§ **Description of the task**: Give the listing again exactly, omitting its images.

§ **Material supplied**:
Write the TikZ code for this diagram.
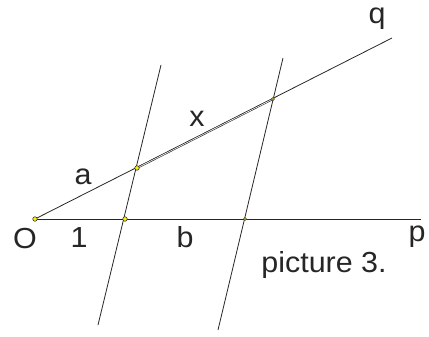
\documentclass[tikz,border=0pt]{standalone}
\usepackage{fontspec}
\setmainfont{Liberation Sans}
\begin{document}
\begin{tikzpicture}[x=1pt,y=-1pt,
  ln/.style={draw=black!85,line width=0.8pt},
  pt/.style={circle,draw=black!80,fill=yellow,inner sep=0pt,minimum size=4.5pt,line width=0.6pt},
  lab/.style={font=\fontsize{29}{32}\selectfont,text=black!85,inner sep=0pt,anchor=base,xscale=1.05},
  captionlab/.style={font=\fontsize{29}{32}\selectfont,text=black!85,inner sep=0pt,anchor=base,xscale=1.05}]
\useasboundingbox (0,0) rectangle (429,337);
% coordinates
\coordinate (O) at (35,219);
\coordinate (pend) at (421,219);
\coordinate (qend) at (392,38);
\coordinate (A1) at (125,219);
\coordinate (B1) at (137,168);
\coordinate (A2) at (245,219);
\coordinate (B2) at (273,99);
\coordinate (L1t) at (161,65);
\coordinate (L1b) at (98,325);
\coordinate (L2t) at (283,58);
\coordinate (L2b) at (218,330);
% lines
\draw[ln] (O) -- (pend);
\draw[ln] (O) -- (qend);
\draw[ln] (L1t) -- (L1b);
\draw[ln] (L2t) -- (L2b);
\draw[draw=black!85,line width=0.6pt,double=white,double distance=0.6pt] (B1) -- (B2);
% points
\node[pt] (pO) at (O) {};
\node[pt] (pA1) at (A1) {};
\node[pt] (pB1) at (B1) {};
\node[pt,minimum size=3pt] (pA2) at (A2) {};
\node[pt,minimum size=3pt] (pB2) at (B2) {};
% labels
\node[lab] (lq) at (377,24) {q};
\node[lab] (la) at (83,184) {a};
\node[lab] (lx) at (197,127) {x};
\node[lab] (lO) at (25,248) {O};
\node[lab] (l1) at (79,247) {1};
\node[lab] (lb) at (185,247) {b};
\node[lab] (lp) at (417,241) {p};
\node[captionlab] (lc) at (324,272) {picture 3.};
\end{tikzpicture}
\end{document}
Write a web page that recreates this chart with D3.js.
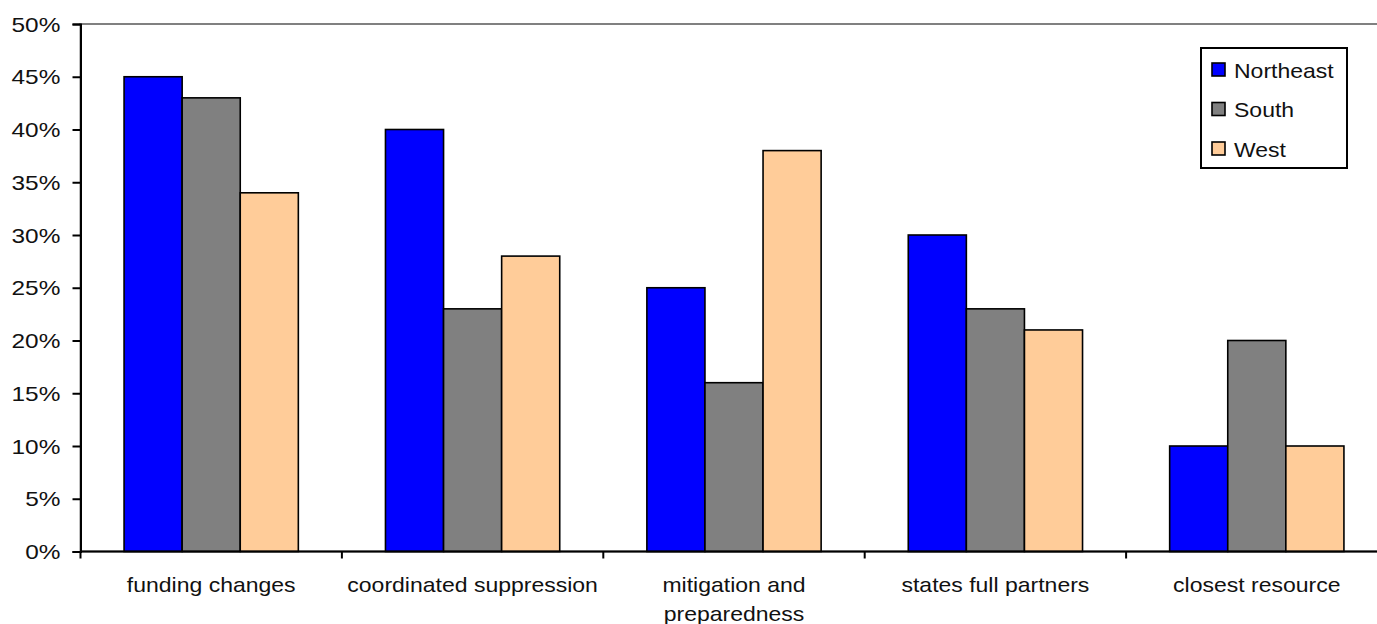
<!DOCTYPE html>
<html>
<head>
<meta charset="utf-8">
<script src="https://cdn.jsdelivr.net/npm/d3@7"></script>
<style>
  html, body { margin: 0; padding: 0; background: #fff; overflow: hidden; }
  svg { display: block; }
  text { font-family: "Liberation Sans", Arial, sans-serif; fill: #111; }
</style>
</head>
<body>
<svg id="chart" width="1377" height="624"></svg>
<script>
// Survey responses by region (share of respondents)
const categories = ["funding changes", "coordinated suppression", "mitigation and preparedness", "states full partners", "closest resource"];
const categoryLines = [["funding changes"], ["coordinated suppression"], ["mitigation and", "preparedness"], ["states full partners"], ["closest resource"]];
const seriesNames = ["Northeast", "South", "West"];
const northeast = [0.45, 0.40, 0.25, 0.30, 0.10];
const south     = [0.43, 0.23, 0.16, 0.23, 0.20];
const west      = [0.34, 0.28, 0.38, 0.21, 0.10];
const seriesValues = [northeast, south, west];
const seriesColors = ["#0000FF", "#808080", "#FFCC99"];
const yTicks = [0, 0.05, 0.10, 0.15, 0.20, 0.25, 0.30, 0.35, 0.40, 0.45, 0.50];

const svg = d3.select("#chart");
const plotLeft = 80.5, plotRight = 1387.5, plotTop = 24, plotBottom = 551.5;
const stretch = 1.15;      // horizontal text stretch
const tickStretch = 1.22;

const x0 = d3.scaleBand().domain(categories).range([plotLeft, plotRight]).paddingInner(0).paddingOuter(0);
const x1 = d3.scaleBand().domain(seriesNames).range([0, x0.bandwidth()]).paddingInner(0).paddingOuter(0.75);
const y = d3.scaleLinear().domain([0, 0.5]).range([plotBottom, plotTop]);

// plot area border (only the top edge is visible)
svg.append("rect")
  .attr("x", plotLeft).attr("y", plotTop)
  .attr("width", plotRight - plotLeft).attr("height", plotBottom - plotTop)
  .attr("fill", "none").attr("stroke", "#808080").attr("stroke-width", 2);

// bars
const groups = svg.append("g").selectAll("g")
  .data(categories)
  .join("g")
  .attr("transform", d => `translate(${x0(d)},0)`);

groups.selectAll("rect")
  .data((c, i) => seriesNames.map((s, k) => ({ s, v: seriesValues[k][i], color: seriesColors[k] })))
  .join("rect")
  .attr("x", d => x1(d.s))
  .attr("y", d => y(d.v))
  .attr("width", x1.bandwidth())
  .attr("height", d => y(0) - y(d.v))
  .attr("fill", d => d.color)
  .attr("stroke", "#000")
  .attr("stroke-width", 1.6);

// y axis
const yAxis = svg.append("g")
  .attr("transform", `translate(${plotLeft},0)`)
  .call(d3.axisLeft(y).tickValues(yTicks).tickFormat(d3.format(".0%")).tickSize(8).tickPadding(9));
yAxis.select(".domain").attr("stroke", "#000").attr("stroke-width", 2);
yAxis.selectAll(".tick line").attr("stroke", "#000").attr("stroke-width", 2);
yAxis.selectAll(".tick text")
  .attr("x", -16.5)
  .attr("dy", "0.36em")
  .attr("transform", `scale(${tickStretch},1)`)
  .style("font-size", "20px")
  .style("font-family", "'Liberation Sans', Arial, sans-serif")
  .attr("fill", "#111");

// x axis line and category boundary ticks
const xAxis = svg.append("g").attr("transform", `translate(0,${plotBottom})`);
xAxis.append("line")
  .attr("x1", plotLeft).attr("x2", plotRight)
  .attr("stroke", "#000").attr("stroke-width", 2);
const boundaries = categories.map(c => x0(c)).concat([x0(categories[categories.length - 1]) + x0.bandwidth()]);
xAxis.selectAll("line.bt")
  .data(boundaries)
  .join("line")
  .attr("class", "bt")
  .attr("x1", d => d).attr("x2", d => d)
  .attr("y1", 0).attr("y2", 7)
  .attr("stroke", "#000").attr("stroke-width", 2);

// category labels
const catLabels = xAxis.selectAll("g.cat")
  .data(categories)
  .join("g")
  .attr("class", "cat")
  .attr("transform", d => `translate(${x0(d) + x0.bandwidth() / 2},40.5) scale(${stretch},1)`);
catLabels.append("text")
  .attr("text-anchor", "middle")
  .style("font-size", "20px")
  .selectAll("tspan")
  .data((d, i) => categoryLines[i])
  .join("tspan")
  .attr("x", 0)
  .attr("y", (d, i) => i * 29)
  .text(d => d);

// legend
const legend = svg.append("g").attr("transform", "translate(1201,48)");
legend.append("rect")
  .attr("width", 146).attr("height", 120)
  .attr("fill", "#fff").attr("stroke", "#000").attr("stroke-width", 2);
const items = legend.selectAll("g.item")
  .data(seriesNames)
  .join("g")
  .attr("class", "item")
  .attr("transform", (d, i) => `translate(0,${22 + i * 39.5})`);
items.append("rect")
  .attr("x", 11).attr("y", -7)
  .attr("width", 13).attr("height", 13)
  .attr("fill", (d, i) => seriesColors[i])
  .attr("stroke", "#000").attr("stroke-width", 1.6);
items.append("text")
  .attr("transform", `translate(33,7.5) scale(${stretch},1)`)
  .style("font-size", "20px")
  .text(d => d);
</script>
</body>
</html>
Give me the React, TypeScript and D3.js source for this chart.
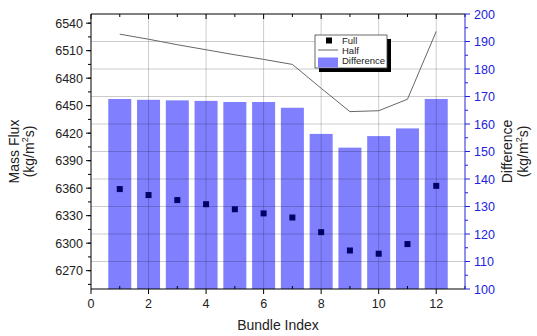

§ **The completed task**:
Write the TikZ code for this diagram.
\documentclass[tikz,border=0pt]{standalone}
\usepackage{fontspec}
\setmainfont{Liberation Sans}
\begin{document}
\begin{tikzpicture}[x=1pt,y=-1pt,
  ln/.style={draw=black!85,line width=0.8pt},
  pt/.style={circle,draw=black!80,fill=yellow,inner sep=0pt,minimum size=4.5pt,line width=0.6pt},
  lab/.style={font=\fontsize{29}{32}\selectfont,text=black!85,inner sep=0pt,anchor=base,xscale=1.05},
  captionlab/.style={font=\fontsize{29}{32}\selectfont,text=black!85,inner sep=0pt,anchor=base,xscale=1.05}]
\useasboundingbox (0,0) rectangle (429,337);
% coordinates
\coordinate (O) at (35,219);
\coordinate (pend) at (421,219);
\coordinate (qend) at (392,38);
\coordinate (A1) at (125,219);
\coordinate (B1) at (137,168);
\coordinate (A2) at (245,219);
\coordinate (B2) at (273,99);
\coordinate (L1t) at (161,65);
\coordinate (L1b) at (98,325);
\coordinate (L2t) at (283,58);
\coordinate (L2b) at (218,330);
% lines
\draw[ln] (O) -- (pend);
\draw[ln] (O) -- (qend);
\draw[ln] (L1t) -- (L1b);
\draw[ln] (L2t) -- (L2b);
\draw[draw=black!85,line width=0.6pt,double=white,double distance=0.6pt] (B1) -- (B2);
% points
\node[pt] (pO) at (O) {};
\node[pt] (pA1) at (A1) {};
\node[pt] (pB1) at (B1) {};
\node[pt,minimum size=3pt] (pA2) at (A2) {};
\node[pt,minimum size=3pt] (pB2) at (B2) {};
% labels
\node[lab] (lq) at (377,24) {q};
\node[lab] (la) at (83,184) {a};
\node[lab] (lx) at (197,127) {x};
\node[lab] (lO) at (25,248) {O};
\node[lab] (l1) at (79,247) {1};
\node[lab] (lb) at (185,247) {b};
\node[lab] (lp) at (417,241) {p};
\node[captionlab] (lc) at (324,272) {picture 3.};
\end{tikzpicture}
\end{document}
Write a web page that recreates this chart with D3.js.
<!DOCTYPE html>
<html>
<head>
<meta charset="utf-8">
<script src="https://cdn.jsdelivr.net/npm/d3@7"></script>
<style>
  html, body { margin: 0; padding: 0; background: #fff; overflow: hidden; }
  svg { display: block; }
  text { font-family: "Liberation Sans", Arial, sans-serif; fill: #111; }
</style>
</head>
<body>
<svg id="chart" width="1377" height="624"></svg>
<script>
// Survey responses by region (share of respondents)
const categories = ["funding changes", "coordinated suppression", "mitigation and preparedness", "states full partners", "closest resource"];
const categoryLines = [["funding changes"], ["coordinated suppression"], ["mitigation and", "preparedness"], ["states full partners"], ["closest resource"]];
const seriesNames = ["Northeast", "South", "West"];
const northeast = [0.45, 0.40, 0.25, 0.30, 0.10];
const south     = [0.43, 0.23, 0.16, 0.23, 0.20];
const west      = [0.34, 0.28, 0.38, 0.21, 0.10];
const seriesValues = [northeast, south, west];
const seriesColors = ["#0000FF", "#808080", "#FFCC99"];
const yTicks = [0, 0.05, 0.10, 0.15, 0.20, 0.25, 0.30, 0.35, 0.40, 0.45, 0.50];

const svg = d3.select("#chart");
const plotLeft = 80.5, plotRight = 1387.5, plotTop = 24, plotBottom = 551.5;
const stretch = 1.15;      // horizontal text stretch
const tickStretch = 1.22;

const x0 = d3.scaleBand().domain(categories).range([plotLeft, plotRight]).paddingInner(0).paddingOuter(0);
const x1 = d3.scaleBand().domain(seriesNames).range([0, x0.bandwidth()]).paddingInner(0).paddingOuter(0.75);
const y = d3.scaleLinear().domain([0, 0.5]).range([plotBottom, plotTop]);

// plot area border (only the top edge is visible)
svg.append("rect")
  .attr("x", plotLeft).attr("y", plotTop)
  .attr("width", plotRight - plotLeft).attr("height", plotBottom - plotTop)
  .attr("fill", "none").attr("stroke", "#808080").attr("stroke-width", 2);

// bars
const groups = svg.append("g").selectAll("g")
  .data(categories)
  .join("g")
  .attr("transform", d => `translate(${x0(d)},0)`);

groups.selectAll("rect")
  .data((c, i) => seriesNames.map((s, k) => ({ s, v: seriesValues[k][i], color: seriesColors[k] })))
  .join("rect")
  .attr("x", d => x1(d.s))
  .attr("y", d => y(d.v))
  .attr("width", x1.bandwidth())
  .attr("height", d => y(0) - y(d.v))
  .attr("fill", d => d.color)
  .attr("stroke", "#000")
  .attr("stroke-width", 1.6);

// y axis
const yAxis = svg.append("g")
  .attr("transform", `translate(${plotLeft},0)`)
  .call(d3.axisLeft(y).tickValues(yTicks).tickFormat(d3.format(".0%")).tickSize(8).tickPadding(9));
yAxis.select(".domain").attr("stroke", "#000").attr("stroke-width", 2);
yAxis.selectAll(".tick line").attr("stroke", "#000").attr("stroke-width", 2);
yAxis.selectAll(".tick text")
  .attr("x", -16.5)
  .attr("dy", "0.36em")
  .attr("transform", `scale(${tickStretch},1)`)
  .style("font-size", "20px")
  .style("font-family", "'Liberation Sans', Arial, sans-serif")
  .attr("fill", "#111");

// x axis line and category boundary ticks
const xAxis = svg.append("g").attr("transform", `translate(0,${plotBottom})`);
xAxis.append("line")
  .attr("x1", plotLeft).attr("x2", plotRight)
  .attr("stroke", "#000").attr("stroke-width", 2);
const boundaries = categories.map(c => x0(c)).concat([x0(categories[categories.length - 1]) + x0.bandwidth()]);
xAxis.selectAll("line.bt")
  .data(boundaries)
  .join("line")
  .attr("class", "bt")
  .attr("x1", d => d).attr("x2", d => d)
  .attr("y1", 0).attr("y2", 7)
  .attr("stroke", "#000").attr("stroke-width", 2);

// category labels
const catLabels = xAxis.selectAll("g.cat")
  .data(categories)
  .join("g")
  .attr("class", "cat")
  .attr("transform", d => `translate(${x0(d) + x0.bandwidth() / 2},40.5) scale(${stretch},1)`);
catLabels.append("text")
  .attr("text-anchor", "middle")
  .style("font-size", "20px")
  .selectAll("tspan")
  .data((d, i) => categoryLines[i])
  .join("tspan")
  .attr("x", 0)
  .attr("y", (d, i) => i * 29)
  .text(d => d);

// legend
const legend = svg.append("g").attr("transform", "translate(1201,48)");
legend.append("rect")
  .attr("width", 146).attr("height", 120)
  .attr("fill", "#fff").attr("stroke", "#000").attr("stroke-width", 2);
const items = legend.selectAll("g.item")
  .data(seriesNames)
  .join("g")
  .attr("class", "item")
  .attr("transform", (d, i) => `translate(0,${22 + i * 39.5})`);
items.append("rect")
  .attr("x", 11).attr("y", -7)
  .attr("width", 13).attr("height", 13)
  .attr("fill", (d, i) => seriesColors[i])
  .attr("stroke", "#000").attr("stroke-width", 1.6);
items.append("text")
  .attr("transform", `translate(33,7.5) scale(${stretch},1)`)
  .style("font-size", "20px")
  .text(d => d);
</script>
</body>
</html>
Give me the React, TypeScript and D3.js source for this chart.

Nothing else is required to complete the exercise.